Ti faccio un esempio: qualche settimana fa, un professore del liceo locale aveva fatto una domanda ai suoi studenti e ha poi deciso di coinvolgere anche genitori e colleghi, per stimolare un dibattito sulla parola Nigger, che qui, come in Italia ma forse di più, è considerata la parola più orrenda che si possa dire, e che è chiamata “The N word”. Lui, il prof, voleva sapere se nella poesia o nelle canzoni possa essere usata e se i bianchi potessero, in quel contesto, pronunciarla. Durante la discussione, una mamma, invece di dire “The N word”, ha detto nigger, ed è stata fortemente contestata, se ne è parlato per giorni e giorni su tutti i giornali. La città era divisa tra chi diceva che si sta esagerando con questo politically correct e chi dice che in nessuna circostanza una donna bianca può pronunciarla, mai. Io sono stata per tanto dalla parte del primo gruppo, ma poi un amico nero mi ha detto: “Ma tu che ne sai che effetto ha su una persona come me sentire un bianco usare una parola del genere? Chi sei tu per dirmi se devo incazzarmi o no?”. Ecco, la sua posizione mi fatto immediatamente cambiare idea.

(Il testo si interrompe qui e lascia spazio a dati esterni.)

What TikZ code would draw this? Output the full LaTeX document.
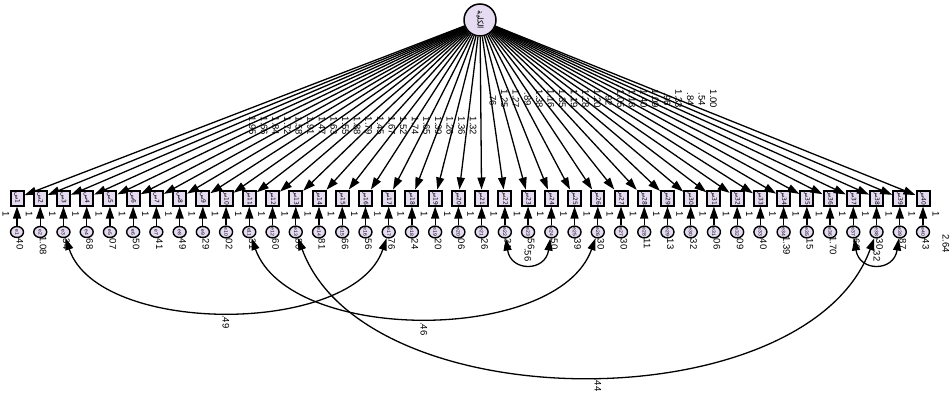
\documentclass[tikz,border=0pt]{standalone}
\usepackage{graphicx}
\usepackage{fontspec}
\setmainfont{Liberation Sans}
\newfontfamily\arabicfont[Script=Arabic]{DejaVu Sans}
\TeXXeTstate=1
\usetikzlibrary{arrows.meta,shapes.geometric}
\definecolor{lav}{RGB}{230,220,242}
\tikzset{
  latent/.style={circle, draw, line width=1.5pt, fill=lav, minimum size=32pt, inner sep=0pt},
  obs/.style={rectangle, draw, line width=2pt, fill=lav, minimum width=13pt, minimum height=15pt, inner sep=0pt},
  errc/.style={ellipse, draw, line width=1.4pt, fill=lav, minimum width=13pt, minimum height=11pt, inner sep=0pt},
  ldg/.style={-{Triangle[length=12pt,width=8pt]}, line width=1.3pt},
  cov/.style={{Triangle[length=12pt,width=8pt]}-{Triangle[length=12pt,width=8pt]}, line width=1.3pt},
  lbl/.style={font=\fontsize{9.5}{9.5}\selectfont, rotate=-90, inner sep=0pt},
}
\begin{document}
\begin{tikzpicture}[x=1pt,y=-1pt]
\useasboundingbox (0,0) rectangle (952,396);
\node[latent] (L) at (480,20) {\rotatebox{-90}{\fontsize{8}{8}\arabicfont\beginR الكلية\endR}};
\foreach \i/\ld/\ev in {1/1.95/.40,2/1.66/1.08,3/1.84/.34,4/1.72/.68,5/1.58/.07,6/1.91/.50,7/1.47/.41,8/1.63/.49,9/1.55/.29,10/1.88/.02,
 11/1.79/.31,12/1.45/.60,13/1.67/.80,14/1.52/.81,15/1.74/.66,16/1.65/.56,17/1.39/.76,18/1.26/.24,19/1.36/.20,20/1.32/.06,
 21/.76/.26,22/1.25/.31,23/1.27/.56,24/.89/.50,25/1.38/.39,26/1.16/.30,27/1.35/.30,28/1.19/.11,29/1.28/.13,30/1.20/.32,
 31/.92/.06,32/1.05/.09,33/1.18/.40,34/1.40/1.39,35/1.09/.15,36/.96/1.70,37/1.33/.60,38/.84/.30,39/.54/.87,40/1.00/.43}{
  \pgfmathsetmacro\xx{17+(\i-1)*23.2308}
  \pgfmathsetmacro\mx{480+(\xx-480)/2}
  \node[obs] (b\i) at (\xx,198) {\rotatebox{-90}{\fontsize{6}{6}\arabicfont\beginR س\endR\i}};
  \node[errc] (e\i) at (\xx,232) {\rotatebox{-90}{\fontsize{5}{5}\selectfont e\i}};
  \draw[ldg] (e\i) -- (b\i);
  \draw[ldg] (L) -- (b\i);
  \node[lbl] (one\i) at (\xx-11,214) {1};
  \node[lbl, anchor=west] (v\i) at (\xx+3,236) {\ev};
  \ifnum\i<21
    \node[lbl] (w\i) at (\mx+4,126) {\ld};
  \else
    \node[lbl] (w\i) at (\mx+12,99) {\ld};
  \fi
}
\draw[cov] (e3) .. controls +(35,104) and +(-35,104) .. (e17);
\draw[cov] (e11) .. controls +(40,112) and +(-40,112) .. (e26);
\draw[cov] (e13) .. controls +(70,190) and +(-70,190) .. (e38);
\draw[cov] (e22) .. controls +(6,40) and +(-6,40) .. (e24);
\draw[cov] (e37) .. controls +(6,40) and +(-6,40) .. (e39);
\node[lbl, anchor=west] (c1) at (226,315) {.49};
\node[lbl, anchor=west] (c2) at (424,322) {.46};
\node[lbl, anchor=west] (c3) at (598,378) {.44};
\node[lbl, anchor=west] (c4) at (528,248) {.56};
\node[lbl, anchor=west] (c5) at (877,248) {.32};
\node[lbl] (x1) at (936,214) {1};
\node[lbl, anchor=west] (x2) at (946,234) {2.64};
\end{tikzpicture}
\end{document}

Le parole, anche se usate, come dici giustamente tu, in modo leggero o senza conoscere veramente cosa ci sta dietro, pesano e fanno male.
Parlavo di mia figlia: poco tempo fa ha annunciato di essere gender fluid, che significa che non si sente né donna (SHE) né uomo (HE) e ci ha chiesto di usare il pronome THEY, che è neutro, quando si parla di lei. Ti dico la verità: per quanto qui negli States quasi tutti i ragazzi della sua età passino un periodo in cui mettono in dubbio il proprio gender, a volte credo che sia più una moda che altro. Poi mi dico: ben venga un periodo in cui si vuole uscire dai ranghi e mettere in dubbio quello che noi non abbiamo mai neanche lontanamente considerato. Ben venga tutto. Ma adesso, se per sbaglio dico SHE, mia figlia s’incazza. Esagerato? Sì, assolutamente, eppure per Sofia questo pronome la definisce, in questo momento della sua vita, e sbagliarlo vuol dire in qualche modo negare i suoi sforzi di far valere chi si sente. Discuto moltissimo con lei sull’importanza del linguaggio, e sul fatto che molto dipende dal contesto: se io prendo in giro mio figlio Luca per le sue peculiarità autistiche (tipo presentarsi nudo a tavola) non mi sento di offendere nessuno. Ma se una persona che non conosco viene a casa mia e lo prende in giro, m’incazzo. Lo stesso con il pronome di Sofia: se la prendo un po’ in giro io va bene, ma se la prende in giro un’altra persona è diverso.
L’ignoranza, dici tu: è vero che chi non conosce un mondo e dice una cosa sbagliata non deve necessariamente essere aggredito. Tutti noi ci siamo trovati in quella circostanza. Ma credo che sia importante educare chi sbaglia. La parola ritardato per esempio: non so in Italia, ma qui la si usa spesso. Ecco, io (che sono una rompicoglioni) ogni volta faccio notare che dirla è offensivo. Chiamare una persona Aspergers malata lo trovo meno offensiva, ma è anche vero che non ho l’Aspergers e che, come diceva il mio amico, cosa ne so io che effetto ha sulla gente che invece ce l’ha? Chi sono io a stabilire quali sono le parole da dire o da non dire? L’ignoranza, nell’era di Wikipedia, di Google, è meno tollerante, e le parole devono essere pesate, sempre, soprattutto in un mondo sempre meno omogeneo. Magari questa battaglia non risolverà nulla di importante, ma se non altro è un primo passo verso una civiltà meno divisa.